Both in this mix and in the times I've seen you play, you gravitate toward heaviness or density. What draws you to those sorts of sounds? Is there ever room in a Tygapaw set for a straightforward house track?
My reality draws me to those sounds. I'm constantly trying to represent my feelings, thoughts and emotions and literally all the emotional pain I've had to endure most of my life through sounds, since music is literally the one thing that is saving me from hopelessness. Cause the world is pretty fucked, and music provides so much comfort and healing for me. And no shade, but why would I want to do what everybody else is doing? There's definitely no room in my life for basic shit, so hope that answers your question. Now a GQOM track I can fuck with, cause that is some real sounds coming from a very real place, a very raw place. That I can relate to.

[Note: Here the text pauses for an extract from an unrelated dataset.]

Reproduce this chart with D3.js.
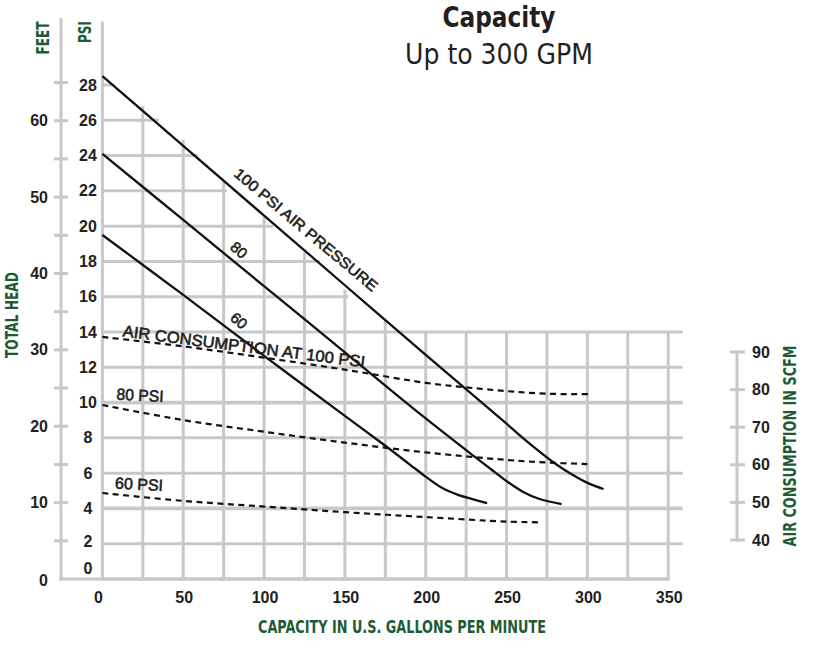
<!DOCTYPE html>
<html><head><meta charset="utf-8">
<script src="https://cdn.jsdelivr.net/npm/d3@7"></script>
<style>html,body{margin:0;padding:0;background:#fff;}svg{display:block;}</style>
</head><body>
<svg id="chart" width="823" height="646"></svg>
<script>
// ---- data ----
const gpmTicks = [0, 50, 100, 150, 200, 250, 300, 350];
const psiTicks = [0, 2, 4, 6, 8, 10, 12, 14, 16, 18, 20, 22, 24, 26, 28];
const feetTicks = [0, 10, 20, 30, 40, 50, 60];
const feetMinorTicks = [5, 15, 25, 35, 45, 55, 65];
const scfmTicks = [40, 50, 60, 70, 80, 90];
const gridGpm = [0, 25, 50, 75, 100, 125, 150, 175, 200, 225, 250, 275, 300, 325, 350];
// top of each vertical grid line (psi)
const gridGpmTop = [31.6, 26.8, 24.9, 22.5, 20.5, 18.5, 16.4, 14.7, 14, 14, 14, 14, 14, 14, 14];
// right end of each horizontal grid line (gpm), psi 0..28
const gridPsiEnd = [350, 359, 359, 359, 359, 359, 359, 359, 152, 134.6, 105.5, 77, 59, 35, 7.8];
// pump curves: [GPM, PSI]
const head100 = [[0,28.5],[50,24.55],[100,20.6],[150,16.65],[200,12.7],[250,8.8],[260,8.0],[270,7.25],[280,6.55],[290,5.95],[300,5.45],[310,5.1]];
const head80 = [[0,24.1],[50,20.35],[100,16.6],[150,12.85],[200,9.1],[230,6.95],[240,6.25],[250,5.55],[260,4.95],[270,4.55],[284,4.25]];
const head60 = [[0,19.5],[50,16.1],[100,12.65],[150,9.25],[175,7.55],[190,6.5],[200,5.8],[210,5.17],[220,4.77],[230,4.5],[238,4.3]];
// air consumption: [GPM, SCFM]
const air100 = [[0,94.0],[50,91.5],[100,88.5],[150,85.3],[200,81.8],[225,80.6],[250,79.6],[275,78.9],[302,78.8]];
const air80 = [[0,75.9],[50,71.9],[100,68.8],[150,65.9],[200,63.3],[250,61.3],[275,60.6],[300,60.2]];
const air60 = [[0,52.5],[50,50.4],[100,48.9],[150,47.4],[200,46.1],[250,44.9],[270,44.7]];

// ---- scales ----
const svg = d3.select("#chart");
const x = d3.scaleLinear().domain([0, 350]).range([102.4, 668.2]);
const yP = d3.scaleLinear().domain([0, 28]).range([579, 85]);
const yF = d3.scaleLinear().domain([0, 28 * 2.31]).range([579, 85]);
const yA = d3.scaleLinear().domain([40, 90]).range([540, 352]);

const GRID = "#c8c8c8", INK = "#231f20", GREEN = "#1e5b35";
const tickFont = "'Liberation Sans', Arial, sans-serif";
const condFont = "'Liberation Sans Narrow', 'DejaVu Sans Condensed', 'Liberation Sans', sans-serif";

// ---- grid ----
const g = svg.append("g");
g.selectAll("line.v").data(gridGpm).join("line")
  .attr("x1", d => x(d)).attr("x2", d => x(d))
  .attr("y1", (d, i) => yP(gridGpmTop[i])).attr("y2", yP(0) + 1.5)
  .attr("stroke", GRID).attr("stroke-width", 3);
g.selectAll("line.h").data(psiTicks).join("line")
  .attr("x1", x(0)).attr("x2", (d, i) => x(gridPsiEnd[i]))
  .attr("y1", d => yP(d)).attr("y2", d => yP(d))
  .attr("stroke", GRID).attr("stroke-width", d => (d === 10 || d === 4) ? 3.8 : 3);

// feet axis line + bottom line
const feetX = 61;
g.append("line").attr("x1", feetX).attr("x2", feetX).attr("y1", 18).attr("y2", yP(0) + 1.5)
  .attr("stroke", GRID).attr("stroke-width", 3);
g.append("line").attr("x1", feetX - 1.5).attr("x2", x(350) + 1.5).attr("y1", yP(0)).attr("y2", yP(0))
  .attr("stroke", GRID).attr("stroke-width", 3);
g.selectAll("line.ft").data(feetTicks.filter(d => d > 0).concat(feetMinorTicks)).join("line")
  .attr("x1", feetX - 7).attr("x2", feetX + 7)
  .attr("y1", d => yF(d)).attr("y2", d => yF(d))
  .attr("stroke", GRID).attr("stroke-width", 3);

// right SCFM axis
const airX = 737;
g.append("line").attr("x1", airX).attr("x2", airX).attr("y1", yA(90) - 1.5).attr("y2", yA(40) + 1.5)
  .attr("stroke", GRID).attr("stroke-width", 3);
g.selectAll("line.at").data(scfmTicks).join("line")
  .attr("x1", airX - 7).attr("x2", airX + 8)
  .attr("y1", d => yA(d)).attr("y2", d => yA(d))
  .attr("stroke", GRID).attr("stroke-width", 3);

// ---- tick labels ----
const lab = svg.append("g").attr("font-family", tickFont).attr("font-weight", "bold")
  .attr("font-size", 16).attr("fill", INK);
lab.selectAll("text.f").data(feetTicks).join("text")
  .attr("x", 48).attr("y", d => yF(d) + (d === 0 ? 1 : 0)).attr("dy", "0.35em")
  .attr("text-anchor", "end").text(d => d);
lab.selectAll("text.p").data(psiTicks).join("text")
  .attr("x", 88).attr("y", d => d === 0 ? yP(0) - 11 : yP(d) + (d === 2 ? -2 : 0)).attr("dy", "0.35em")
  .attr("text-anchor", "middle").text(d => d);
lab.selectAll("text.x").data(gpmTicks).join("text")
  .attr("x", d => x(d) + (d === 0 ? -4 : 1)).attr("y", 597).attr("dy", "0.35em")
  .attr("text-anchor", "middle").text(d => d);
lab.selectAll("text.a").data(scfmTicks).join("text")
  .attr("x", 752).attr("y", d => yA(d)).attr("dy", "0.35em")
  .attr("text-anchor", "start").text(d => d);

// ---- axis titles ----
const tt = svg.append("g").attr("font-family", condFont).attr("font-weight", "bold").attr("fill", GREEN);
function vtitle(cx, cy, txt, len, size) {
  tt.append("text").attr("transform", `translate(${cx},${cy}) rotate(-90)`)
    .attr("text-anchor", "middle").attr("dy", "0.36em").attr("font-size", size)
    .attr("textLength", len).attr("lengthAdjust", "spacingAndGlyphs").text(txt);
}
vtitle(43, 38, "FEET", 33, 17);
vtitle(85, 32, "PSI", 22, 17);
vtitle(12, 315, "TOTAL HEAD", 86, 17);
vtitle(790, 446, "AIR CONSUMPTION IN SCFM", 201, 17);
tt.append("text").attr("x", 402).attr("y", 627).attr("dy", "0.36em").attr("text-anchor", "middle")
  .attr("font-size", 17).attr("textLength", 288).attr("lengthAdjust", "spacingAndGlyphs")
  .text("CAPACITY IN U.S. GALLONS PER MINUTE");

// ---- title ----
svg.append("text").attr("x", 499).attr("y", 27).attr("text-anchor", "middle")
  .attr("font-family", condFont).attr("font-weight", "bold").attr("font-size", 28).attr("fill", INK)
  .attr("textLength", 113).attr("lengthAdjust", "spacingAndGlyphs").text("Capacity");
svg.append("text").attr("x", 499).attr("y", 64).attr("text-anchor", "middle")
  .attr("font-family", condFont).attr("font-size", 29).attr("fill", INK)
  .attr("textLength", 188).attr("lengthAdjust", "spacingAndGlyphs").text("Up to 300 GPM");

// ---- curves ----
const headLine = d3.line().x(d => x(d[0])).y(d => yP(d[1])).curve(d3.curveCatmullRom.alpha(0.5));
const airLine = d3.line().x(d => x(d[0])).y(d => yA(d[1])).curve(d3.curveCatmullRom.alpha(0.5));
const curves = svg.append("g").attr("fill", "none");
[head100, head80, head60].forEach(s => {
  curves.append("path").attr("d", headLine(s)).attr("stroke", "#111").attr("stroke-width", 2.3);
});
[air100, air80, air60].forEach(s => {
  curves.append("path").attr("d", airLine(s)).attr("stroke", "#111").attr("stroke-width", 2.2)
    .attr("stroke-dasharray", "6,4.5");
});

// ---- curve labels ----
const cl = svg.append("g").attr("font-family", tickFont).attr("fill", INK)
  .attr("stroke", INK).attr("stroke-width", 0.6);
function clabel(gpm, psi, ang, txt, size, len) {
  const t = cl.append("text").attr("transform", `translate(${x(gpm)},${yP(psi)}) rotate(${ang})`)
    .attr("text-anchor", "middle").attr("dy", "0.36em").attr("font-size", size).text(txt);
  if (len) t.attr("textLength", len).attr("lengthAdjust", "spacingAndGlyphs");
}
clabel(126, 19.8, 40, "100 PSI AIR PRESSURE", 15, 182);
clabel(84.5, 18.65, 41, "80", 15);
clabel(84.5, 14.65, 41, "60", 15);
clabel(87.6, 13.2, 7.3, "AIR CONSUMPTION AT 100 PSI", 16, 244);
clabel(23.3, 10.43, 3, "80 PSI", 16, 47);
clabel(22.7, 5.38, 3, "60 PSI", 16, 48);
</script>
</body></html>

This RBMA party is highlighting a loose scene centered in Bed-Stuy that Fake Accent is a crucial part of. You've lived in New York a long time, is there anything about this particular group of parties and people that feels especially exciting to you?
With my 15 years of living in New York, I've spent three of those years so far being out. When I first started Fake Accent, I didn't know of where to go to meet people like myself. Then a friend of mine invited me to a Papi Juice party three years ago, and it changed everything for me. It was my first full experience of qtpoc nightlife, and I just didn't look back. Now it's always a constant struggle because these spaces can give off a particular energy that might be off putting to some people, but the realness cannot be denied.
But tbh, with everything with me it always boils down to the music, so I could care less who is in the space flexing. What always matters the most is the music, and when I met the members of KUNQ and heard the music they were making, it was game over! This music is the fucking truth! And then inject this music into a dark moody club setting, and you cannot get me to leave that club! That's what has kept me in NYC underground, the sounds that are pumping out those fucking speakers and the waves coming from dem subwoofers. This club music.
How does Fake Accent fit into the current ecosystem of the New York underground? What do you strive to provide with your parties that no one else does?
We don't fit in at all, and that's what makes us different. It's difficult to talk about because there's just so much bullying and strong arming in the NYC underground happening right now and it's creating an environment that basically impossible to thrive in. I do not subscribe to that fuckery. And that's why I strive to provide a nurturing environment within a club setting where you feel like you have a place there, and you feel like you belong, and you can arrive alone but leave having made a handful of new friends. This happens at every single Fake Accent party and I'm extremely proud to be able to provide that space for all the qtpoc who struggle with social anxiety and find that other places might just be on too much of an exclusive vibe where toxicity just seems to be the running theme. We just aim to create the most comforting space possible for the people who need it the most. For all the sensitive souls like myself.